* [Your goal] Locate all lines with the word "this". Copy them.

* [Records shown]
▬▬▬▬▬▬

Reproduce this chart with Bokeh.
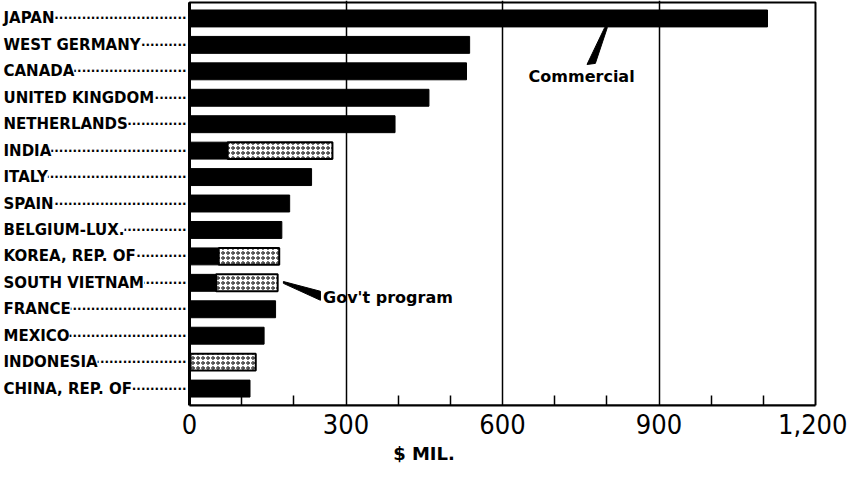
from bokeh.plotting import figure
from bokeh.models import Range1d, FixedTicker, NumeralTickFormatter, ColumnDataSource
from bokeh.core.properties import value
from bokeh.embed import file_html
from bokeh.resources import INLINE

# ---- data (values in $ million) ----
countries = ["JAPAN", "WEST GERMANY", "CANADA", "UNITED KINGDOM", "NETHERLANDS",
             "INDIA", "ITALY", "SPAIN", "BELGIUM-LUX.", "KOREA, REP. OF",
             "SOUTH VIETNAM", "FRANCE", "MEXICO", "INDONESIA", "CHINA, REP. OF"]
commercial = [1108, 537, 531, 459, 394, 73, 234, 192, 177, 56, 51, 165, 143, 2, 116]
govt_program = [0, 0, 0, 0, 0, 201, 0, 0, 0, 116, 118, 0, 0, 125, 0]
x_ticks = [0, 300, 600, 900, 1200]
x_minor_ticks = [100, 200, 400, 500, 700, 800, 1000, 1100]
grid_ticks = [300, 600, 900]

X_MAX = 1200
LABEL_FONT = "DejaVu Sans"
NAME_SIZE = 15
DOT_SIZE = 12
W, H = 847, 466
BOTTOM = 60
# horizontal layout: value 0 at pixel 189, value 1200 at pixel 815
PX0, PX1 = 189, 815
PPU = (PX1 - PX0) / X_MAX
x_start = -PX0 / PPU
x_end = X_MAX + (W - PX1) / PPU
# vertical layout: first row centre at pixel 18
FRAME_H = H - BOTTOM
ROW0_PX = 18
Y_BOT = 14.64
ppr = (FRAME_H - ROW0_PX) / Y_BOT
y_top = -ROW0_PX / ppr
BOX_TOP = -0.6

# approximate DejaVu Sans Bold advance widths (em) to size the dotted leaders
EM = {" ": .348, "A": .774, "B": .762, "C": .734, "D": .830, "E": .683, "F": .683,
      "G": .821, "H": .837, "I": .372, "J": .372, "K": .775, "L": .637, "M": .995,
      "N": .837, "O": .850, "P": .733, "R": .770, "S": .720, "T": .682, "U": .812,
      "V": .774, "W": 1.099, "X": .771, "Y": .724, ",": .380, ".": .380, "-": .415}
NAME_X_PX = 3
DOT_ADV = 0.380 * DOT_SIZE


def leader(name):
    w = sum(EM.get(c, .75) for c in name) * NAME_SIZE
    avail = (PX0 - 3) - (NAME_X_PX + w + 2)
    return "\u00b7" * max(1, int(avail // DOT_ADV) + 2)


idx = list(range(len(countries)))
src_c = ColumnDataSource(dict(y=idx, left=[0] * len(idx), right=commercial))
g_rows = [i for i in idx if govt_program[i] > 0]
src_g = ColumnDataSource(dict(y=g_rows,
                              left=[commercial[i] for i in g_rows],
                              right=[commercial[i] + govt_program[i] for i in g_rows]))
src_lab = ColumnDataSource(dict(y=idx, name=countries, dots=[leader(n) for n in countries]))

p = figure(width=W, height=H,
           x_range=Range1d(x_start, x_end), y_range=Range1d(Y_BOT, y_top),
           output_backend="svg", toolbar_location=None, y_axis_location=None,
           min_border_left=0, min_border_right=0,
           min_border_top=0, min_border_bottom=BOTTOM)

p.outline_line_color = None
p.background_fill_color = "white"

# x axis
xa = p.xaxis[0]
xa.bounds = (0, X_MAX)
xa.ticker = FixedTicker(ticks=x_ticks, minor_ticks=x_minor_ticks)
xa.formatter = NumeralTickFormatter(format="0,0")
xa.major_tick_in = 0
xa.major_tick_out = 0
xa.minor_tick_in = 10
xa.minor_tick_out = 0
xa.minor_tick_line_color = "black"
xa.minor_tick_line_width = 1.5
xa.axis_line_color = "black"
xa.axis_line_width = 2
xa.major_label_text_font = "'Liberation Sans Narrow', 'DejaVu Sans Condensed', sans-serif"
xa.major_label_text_font_size = "27px"
xa.major_label_text_color = "black"
xa.major_label_standoff = 8
xa.axis_label = "$ MIL."
xa.axis_label_text_font = LABEL_FONT
xa.axis_label_text_font_style = "bold"
xa.axis_label_text_font_size = "18px"
xa.axis_label_text_color = "black"
xa.axis_label_standoff = 6

p.ygrid.visible = False
p.xgrid.ticker = FixedTicker(ticks=grid_ticks)
p.xgrid.grid_line_color = "black"
p.xgrid.grid_line_width = 1.5

# plot box (top / right border) and thick value axis at 0
p.quad(left=[0], right=[X_MAX], top=[BOX_TOP], bottom=[Y_BOT],
       fill_color=None, line_color="black", line_width=2)
p.segment(x0=[0], y0=[BOX_TOP], x1=[0], y1=[Y_BOT], line_color="black", line_width=3)

# bars
BAR_H = 0.64
p.hbar(y="y", left="left", right="right", height=BAR_H, source=src_c,
       fill_color="black", line_color="black")
p.hbar(y="y", left="left", right="right", height=BAR_H, source=src_g,
       fill_color="white", line_color="black", line_width=2,
       hatch_pattern="ring", hatch_color="black", hatch_scale=5, hatch_weight=1)

# category labels with dotted leaders
p.text(x=-3 / PPU, y="y", text="dots", source=src_lab,
       text_align="right", text_baseline="middle",
       text_font=value(LABEL_FONT), text_font_style="bold",
       text_font_size=f"{DOT_SIZE}px", text_color="black")
p.text(x=x_start + NAME_X_PX / PPU, y="y", text="name", source=src_lab,
       text_align="left", text_baseline="middle",
       text_font=value(LABEL_FONT), text_font_style="bold",
       text_font_size=f"{NAME_SIZE}px", text_color="black",
       background_fill_color="white")

# callouts
p.patch([801, 796, 762, 778], [0.34, 0.34, 1.74, 1.70], color="black")
p.text(x=[650], y=[2.2], text=["Commercial"], text_align="left",
       text_baseline="middle", text_font=value(LABEL_FONT),
       text_font_style="bold", text_font_size="16px", text_color="black")
p.patch([180, 180, 251, 251], [9.95, 10.02, 10.66, 10.32], color="black")
p.text(x=[256], y=[10.55], text=["Gov't program"], text_align="left",
       text_baseline="middle", text_font=value(LABEL_FONT),
       text_font_style="bold", text_font_size="16px", text_color="black")

open("out.html", "w").write(file_html(p, INLINE))
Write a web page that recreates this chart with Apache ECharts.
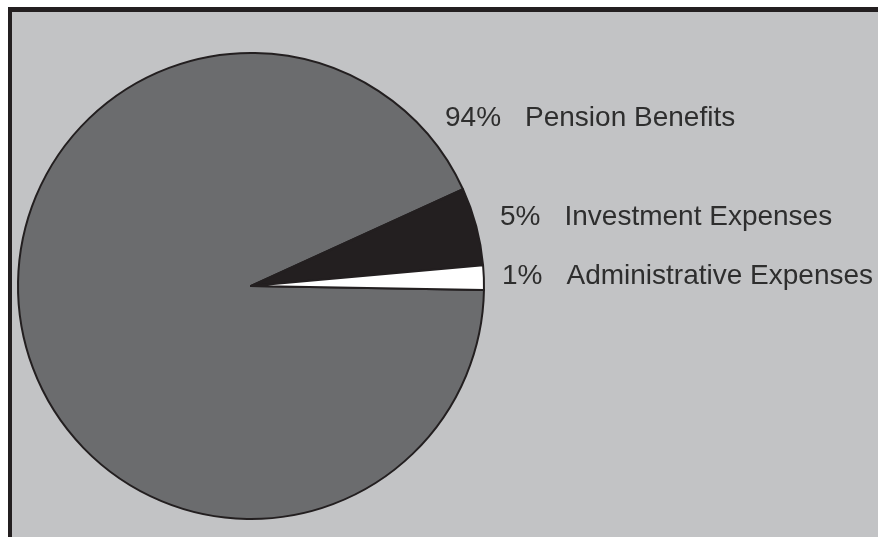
<!DOCTYPE html>
<html><head><meta charset="utf-8">
<script src="https://cdn.jsdelivr.net/npm/echarts@6/dist/echarts.min.js"></script>
<style>html,body{margin:0;padding:0;background:#fff;}#c{width:878px;height:537px;}</style>
</head><body><div id="c"></div>
<script>
const categories = ['Pension Benefits', 'Investment Expenses', 'Administrative Expenses'];
const percentLabels = ['94%', '5%', '1%'];
// slice shares as drawn in the picture (angles measured)
const values = [93, 5.4, 1.7];
const sliceColors = ['#6b6c6e', '#231f20', '#ffffff'];
const labelSpots = [[445, 118], [500, 217], [502, 276]];

const chart = echarts.init(document.getElementById('c'));
chart.setOption({
  animation: false,
  backgroundColor: '#ffffff',
  graphic: [
    { type: 'rect', shape: { x: 8, y: 7, width: 870, height: 530 }, style: { fill: '#231f20' }, z: -10 },
    { type: 'rect', shape: { x: 12, y: 12, width: 866, height: 525 }, style: { fill: '#c2c3c5' }, z: -9 }
  ],
  series: [{
    type: 'pie',
    center: [251, 286],
    radius: [0, 233],
    startAngle: -1,
    clockwise: true,
    itemStyle: { borderColor: '#231f20', borderWidth: 2 },
    data: categories.map((n, i) => ({ name: n, value: values[i], itemStyle: { color: sliceColors[i] } })),
    label: {
      show: true,
      position: 'inside',
      rotate: 0,
      overflow: 'none',
      formatter: function (p) { return '{p|' + percentLabels[p.dataIndex] + '}{n|' + p.name + '}'; },
      rich: {
        p: { fontFamily: 'Liberation Sans, Arial, sans-serif', fontSize: 28, color: '#2e2e2e', padding: [0, 24, 0, 0] },
        n: { fontFamily: 'Liberation Sans, Arial, sans-serif', fontSize: 28, color: '#2e2e2e' }
      }
    },
    labelLine: { show: false },
    labelLayout: function (params) {
      const s = labelSpots[params.dataIndex];
      return { x: s[0], y: s[1], align: 'left', verticalAlign: 'middle' };
    }
  }]
});
</script></body></html>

▬▬▬▬▬▬

* [Solved exercise]
Reproduce this chart with Bokeh.
Write a web page that recreates this chart with Apache ECharts.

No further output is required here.